Until recent research from New Zealand (1) it was a medical mantra that it was safer for a mother's mental health to have an abortion than to continue with the pregnancy. I have twice reviewed this topic (2)(3) and in further developments about abortion affecting mental health Fergusson et al (4) have extended the analysis and strengthened their earlier evidence. (1)
Data were collected on the pregnancy and mental health history of a cohort of over 500 female subjects in Christchurch, New Zealand from birth to age 30. Abortion was associated with a small increase in the risk of mental disorders. Women who had abortions had rates of anxiety and substance misuse about 30% higher than in other pregnancy outcomes like live birth, or unwanted pregnancy leading to live birth or pregnancy loss (miscarriage, ectopic or stillbirth). Even women without a history of mental ill health could have problems after an abortion.
These findings persisted following extensive controlling for prospectively and concurrently measured confounders, and the study was therefore methodologically very robust.
Most recently Fergusson et al state that women reporting distress at having an abortion were 40-80% more likely to experience mental ill health than those not having an abortion. (5) They write 'the important implications of our research relate to the interpretation of the abortion laws in legislations such as those in the UK and New Zealand where the mental health risks of unwanted pregnancy are the principal grounds on which abortion is authorised'. (4) Their findings are the more significant because 94% of British abortions are signed by a doctor because of 'risk to mental health' for the mother.
The other important implication is that patients should be advised of this risk and what to do if they suffer any mental disorder following an abortion. The Royal College of Psychiatrists (6) has very sensibly called for discussion in the consultation, so the doctor can be assured a patient is fully informed before she consents. They also rightly called for other colleges and professional bodies to incorporate this evidence into their guidelines for women considering abortion.
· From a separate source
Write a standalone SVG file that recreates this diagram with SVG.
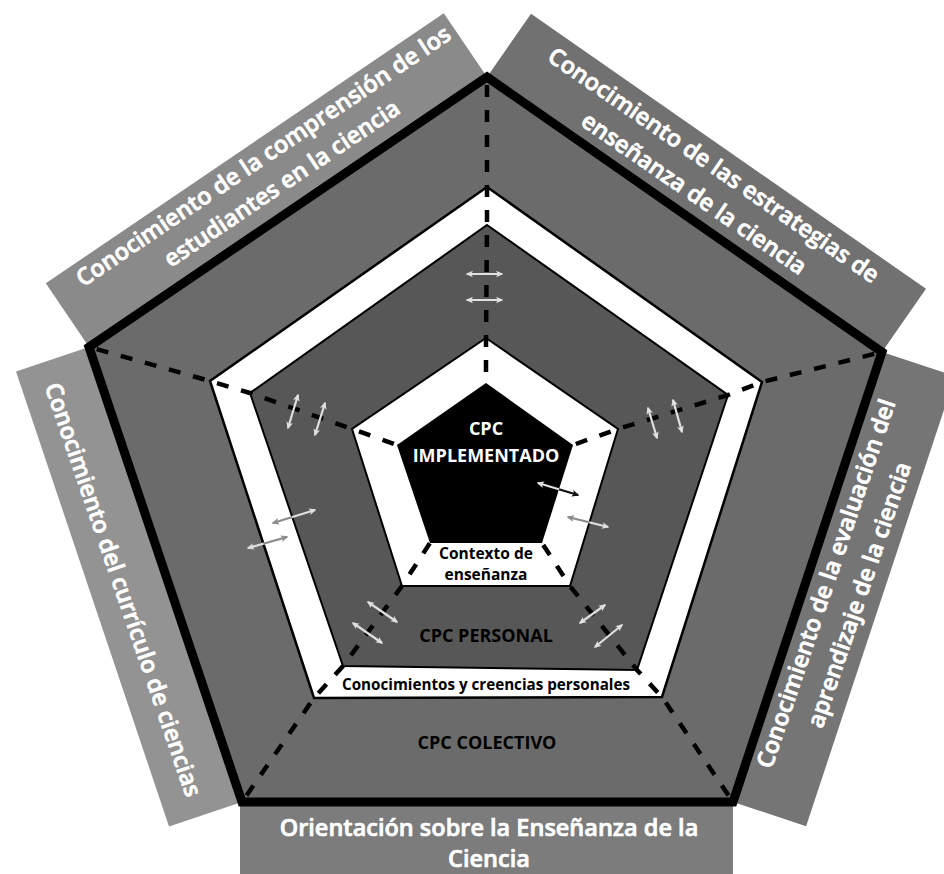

Fergusson et al conclude: 'First, exposure to abortion is an adverse life event which is associated with a modest increase in risks of mental health problems. Second, the mental health risks associated with abortion may be larger, and certainly are not smaller, than the mental health risks associated with unwanted pregnancies that come to term.' (7) As Christians in medicine it is important we consider how to convey this far reaching evidence to our patients.